One of the very finest things Frayn does (and that is high praise indeed) is frantic farce. He does Fawlty Towers better than John Cleese did it. The human disposition for disaster is something he explores hilariously in Noises Off and again in Clockwise. Not for the first or last time I rue the ignorant critical reception this movie got. It made A Fish Called Wanda look like the made-for-Americans-trash it was and yet Clockwise was panned. After the hit and miss – if nonetheless cult – way in which Fawlty Towers just managed to fill up 30 minutes at a time, Clockwise did this hilariously for a sustained movie. That is truly amazing.

And this is what Skios is. I kept reminding myself as I read it ‘It’s a movie, it’s a movie, it’s a hysterically funny farce of a movie’. Well. I hope it becomes such, I imagine it deserves to be and that it is the millieu in which it will work.

Am I being too critical? Or too generous? I could stand corrected on either count.

Fine Just the Way it is by Annie E Proulx

I’m such a lazy person. Too often I write really quite the best reviews in the world in my head – and that’s enough for me. I move on. They never see the light of day.

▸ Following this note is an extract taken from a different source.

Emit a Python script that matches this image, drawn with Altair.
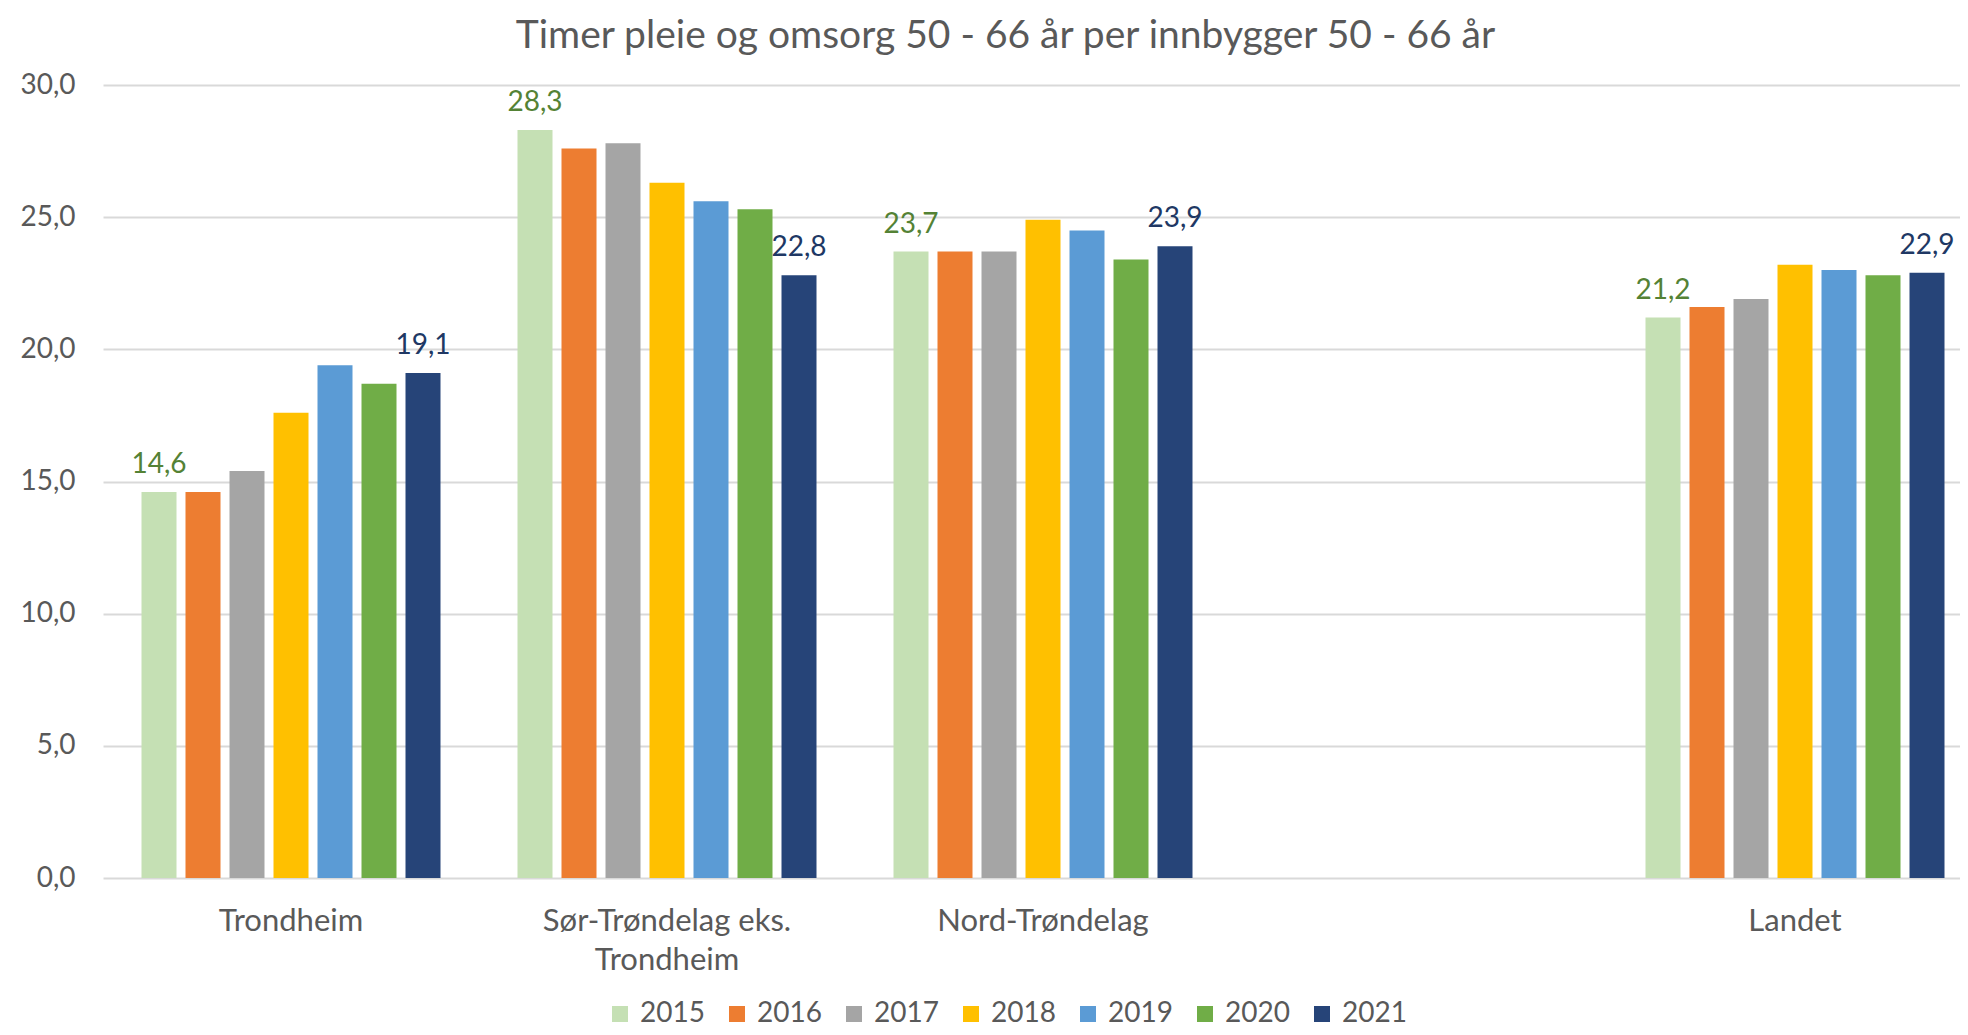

I read this at the same time as I read my first book of Alice Munro stories and my first inclination was to write something where something of a shadow cast over Munro would be to the benefit of Proulx, a writer who has never disappointed me and I’ve read all of them. Checking, I see that I’m talking about early 2014 – over four years ago, and this book by Proulx has been sitting in my queue, waiting for a mention and she’s coming out now, courtesy of my spring clean.

When I wrote about Munro’s Dear Life collection, I make comparisons with Lessing and Tyler and left Proulx right out of it. I no longer really recall why. I also rarely have a good memory for books these days past a short period post reading it. But I’m left with an impression that I was happy to read it even though I thought better of the comparison I’d intended to make with Munro. I will just make the comment now, however, that I suspect Proulx is the more rounded writer, able to go from long, to short, to somewhere in between (thinking there of Brokeback Mountain).

At any rate, both these writers are like Anne Tyler, old slippers that one keeps putting on, one opens to the first page, the first lines and yes…..there we are again….

My Name is Red by Orhan Pamuk

Almost three years ago I wrote on GR about this book:

Whilst I attempt to get my own thoughts in order, for those curious about this book, I strongly recommend reading both Nandakishore’s review and Whitaker’s here.

The fact that the reviews are so very different in content, attitude, the lot surely has something to do with the book.

More later.

But I simply couldn’t think of anything good to say. I’ve discovered, however, that I have company, I’m not the only person in the world who has an aversion for this book. Discovering that has given me the strength to move on without feeling like it must be my fault or that I should be feeling guilty. As much as I loved Museum of Innocence, I dislike this.

There, I’ve said it. And do go to the reviews referenced above to read erudite discussions of this book.